Check each line of the records below and collect those holding "this".

* BEGIN RECORDS PROVIDED *

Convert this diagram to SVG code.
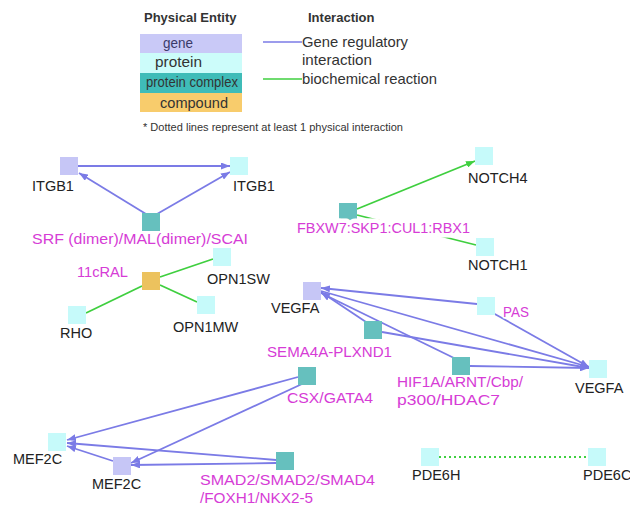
<svg xmlns="http://www.w3.org/2000/svg" width="630" height="508" viewBox="0 0 630 508">
<style>
text{font-family:"Liberation Sans",Arial,sans-serif}
.lbl{font-size:14.5px;fill:#222;stroke:#fff;stroke-width:3;paint-order:stroke;stroke-linejoin:round}
.mag{fill:#d63cd6}
.hdr{font-size:13px;font-weight:bold;fill:#333}
.lg{font-size:14.5px;fill:#333}
.gene{fill:#c6c6f6}
.prot{fill:#c6fafa}
.cplx{fill:#66c0be}
.cmpd{fill:#ecc25e}
.reg{stroke:#7b7be6;stroke-width:1.8;fill:none}
.bio{stroke:#3fcf3f;stroke-width:1.8;fill:none}
.dot{stroke:#3fcf3f;stroke-width:1.8;stroke-dasharray:2 3;fill:none}
</style>
<defs>
<marker id="ab" markerUnits="userSpaceOnUse" markerWidth="9" markerHeight="7" refX="9" refY="3.5" orient="auto"><path d="M0,0 L9,3.5 L0,7 z" fill="#7b7be6"/></marker>
<marker id="ag" markerUnits="userSpaceOnUse" markerWidth="9" markerHeight="7" refX="9" refY="3.5" orient="auto"><path d="M0,0 L9,3.5 L0,7 z" fill="#3fcf3f"/></marker>
</defs>
<rect width="630" height="508" fill="#fff"/>

<g id="legend">
<text class="hdr" x="144" y="22">Physical Entity</text>
<text class="hdr" x="308" y="22">Interaction</text>
<rect x="140" y="34" width="102" height="19" fill="#c9c9f7"/>
<rect x="140" y="53" width="102" height="20" fill="#ccfcfa"/>
<rect x="140" y="73" width="102" height="20" fill="#3fbcb8"/>
<rect x="140" y="93" width="102" height="19" fill="#f8cc6c"/>
<text class="lg" x="163" y="48" style="fill:#3a3a6a" textLength="30" lengthAdjust="spacingAndGlyphs">gene</text>
<text class="lg" x="155" y="67" textLength="47" lengthAdjust="spacingAndGlyphs">protein</text>
<text class="lg" x="146" y="87" textLength="92" lengthAdjust="spacingAndGlyphs">protein complex</text>
<text class="lg" x="160" y="108" textLength="68" lengthAdjust="spacingAndGlyphs">compound</text>
<line x1="263" y1="42" x2="302" y2="42" stroke="#7b7be6" stroke-width="1.5"/>
<line x1="263" y1="79" x2="302" y2="79" stroke="#3fcf3f" stroke-width="1.5"/>
<text class="lg" x="302" y="47" textLength="106" lengthAdjust="spacingAndGlyphs">Gene regulatory</text>
<text class="lg" x="302" y="65" textLength="70" lengthAdjust="spacingAndGlyphs">interaction</text>
<text class="lg" x="302" y="84" textLength="135" lengthAdjust="spacingAndGlyphs">biochemical reaction</text>
<text x="143" y="131" style="font-size:10.5px;fill:#333" textLength="260" lengthAdjust="spacingAndGlyphs">* Dotted lines represent at least 1 physical interaction</text>
</g>

<g id="connectors">
<line class="reg" x1="78" y1="166" x2="230" y2="166" marker-end="url(#ab)"/>
<line class="reg" x1="146" y1="214" x2="79" y2="173" marker-end="url(#ab)"/>
<line class="reg" x1="157" y1="214" x2="230" y2="172" marker-end="url(#ab)"/>
<line class="bio" x1="160" y1="277" x2="213" y2="259"/>
<line class="bio" x1="160" y1="285" x2="197" y2="302"/>
<line class="bio" x1="86" y1="313" x2="142" y2="286"/>
<line class="bio" x1="357" y1="209" x2="475" y2="161" marker-end="url(#ag)"/>
<line class="bio" x1="357" y1="215" x2="476" y2="245"/>
<line class="reg" x1="477" y1="304" x2="321" y2="288" marker-end="url(#ab)"/>
<line class="reg" x1="493" y1="313" x2="589" y2="367" marker-end="url(#ab)"/>
<line class="reg" x1="321" y1="291" x2="589" y2="367" marker-end="url(#ab)"/>
<line class="reg" x1="366" y1="322" x2="321" y2="292" marker-end="url(#ab)"/>
<line class="reg" x1="382" y1="332" x2="589" y2="368" marker-end="url(#ab)"/>
<line class="reg" x1="454" y1="358" x2="321" y2="293" marker-end="url(#ab)"/>
<line class="reg" x1="470" y1="366" x2="589" y2="368" marker-end="url(#ab)"/>
<line class="reg" x1="298" y1="377" x2="67" y2="440" marker-end="url(#ab)"/>
<line class="reg" x1="302" y1="384" x2="131" y2="463" marker-end="url(#ab)"/>
<line class="reg" x1="276" y1="460" x2="67" y2="443" marker-end="url(#ab)"/>
<line class="reg" x1="276" y1="463" x2="131" y2="465" marker-end="url(#ab)"/>
<line class="reg" x1="113" y1="461" x2="67" y2="446" marker-end="url(#ab)"/>
<line class="dot" x1="439" y1="457" x2="588" y2="457"/>
</g>

<g id="n-itgb1-gene"><rect class="gene" x="60" y="157" width="18" height="18"/><text class="lbl" x="32" y="191">ITGB1</text></g>
<g id="n-itgb1-prot"><rect class="prot" x="230" y="157" width="18" height="18"/><text class="lbl" x="233" y="191">ITGB1</text></g>
<g id="n-srf"><rect class="cplx" x="142" y="213" width="18" height="18"/><text class="lbl mag" x="32" y="244" textLength="216" lengthAdjust="spacingAndGlyphs">SRF (dimer)/MAL(dimer)/SCAI</text></g>
<g id="n-11cral"><rect class="cmpd" x="142" y="272" width="18" height="18"/><text class="lbl mag" x="77" y="277" textLength="51" lengthAdjust="spacingAndGlyphs">11cRAL</text></g>
<g id="n-opn1sw"><rect class="prot" x="213" y="248" width="18" height="18"/><text class="lbl" x="207" y="284">OPN1SW</text></g>
<g id="n-opn1mw"><rect class="prot" x="197" y="296" width="18" height="18"/><text class="lbl" x="173" y="332">OPN1MW</text></g>
<g id="n-rho"><rect class="prot" x="68" y="306" width="18" height="18"/><text class="lbl" x="60" y="338">RHO</text></g>
<g id="n-notch4"><rect class="prot" x="475" y="147" width="18" height="18"/><text class="lbl" x="468" y="183">NOTCH4</text></g>
<g id="n-fbxw7"><rect class="cplx" x="339" y="203" width="18" height="18"/><text class="lbl mag" x="297" y="233" style="stroke-width:9" textLength="173" lengthAdjust="spacingAndGlyphs">FBXW7:SKP1:CUL1:RBX1</text></g>
<g id="n-notch1"><rect class="prot" x="476" y="238" width="18" height="18"/><text class="lbl" x="468" y="270">NOTCH1</text></g>
<g id="n-vegfa-gene"><rect class="gene" x="303" y="282" width="18" height="18"/><text class="lbl" x="271" y="313">VEGFA</text></g>
<g id="n-pas"><rect class="prot" x="477" y="297" width="18" height="18"/><text class="lbl mag" x="503" y="317" textLength="26" lengthAdjust="spacingAndGlyphs">PAS</text></g>
<g id="n-sema4a"><rect class="cplx" x="364" y="321" width="18" height="18"/><text class="lbl mag" x="267" y="357" textLength="125" lengthAdjust="spacingAndGlyphs">SEMA4A-PLXND1</text></g>
<g id="n-hif1a"><rect class="cplx" x="452" y="357" width="18" height="18"/><text class="lbl mag" x="397" y="387" textLength="126" lengthAdjust="spacingAndGlyphs">HIF1A/ARNT/Cbp/</text><text class="lbl mag" x="397" y="405" textLength="103" lengthAdjust="spacingAndGlyphs">p300/HDAC7</text></g>
<g id="n-vegfa-prot"><rect class="prot" x="589" y="360" width="18" height="18"/><text class="lbl" x="575" y="393">VEGFA</text></g>
<g id="n-csx"><rect class="cplx" x="298" y="367" width="18" height="18"/><text class="lbl mag" x="287" y="403" textLength="86" lengthAdjust="spacingAndGlyphs">CSX/GATA4</text></g>
<g id="n-mef2c-prot"><rect class="prot" x="48" y="433" width="18" height="18"/><text class="lbl" x="13" y="464">MEF2C</text></g>
<g id="n-mef2c-gene"><rect class="gene" x="113" y="457" width="18" height="18"/><text class="lbl" x="92" y="489">MEF2C</text></g>
<g id="n-smad"><rect class="cplx" x="276" y="452" width="18" height="18"/><text class="lbl mag" x="200" y="485" textLength="175" lengthAdjust="spacingAndGlyphs">SMAD2/SMAD2/SMAD4</text><text class="lbl mag" x="200" y="503" textLength="113" lengthAdjust="spacingAndGlyphs">/FOXH1/NKX2-5</text></g>
<g id="n-pde6h"><rect class="prot" x="421" y="448" width="18" height="18"/><text class="lbl" x="412" y="480">PDE6H</text></g>
<g id="n-pde6c"><rect class="prot" x="588" y="448" width="18" height="18"/><text class="lbl" x="583" y="480">PDE6C</text></g>
</svg>
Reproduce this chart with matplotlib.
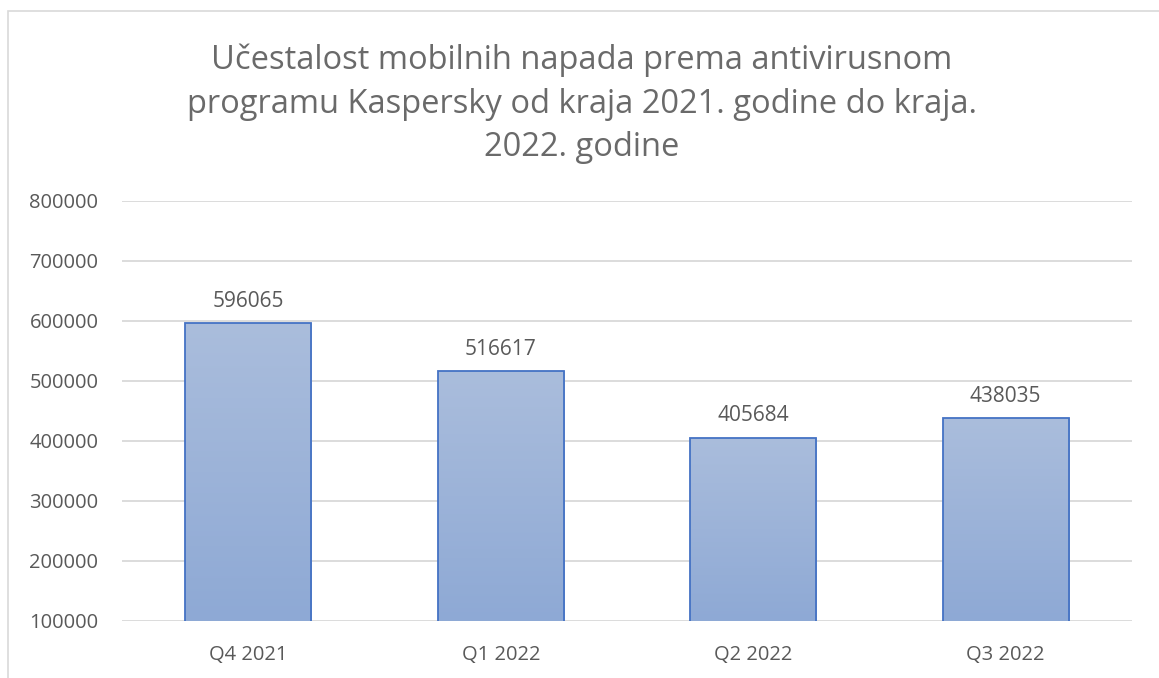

* END RECORDS PROVIDED *

**WRITTEN SOLUTION**
Convert this diagram to SVG code.
Reproduce this chart with matplotlib.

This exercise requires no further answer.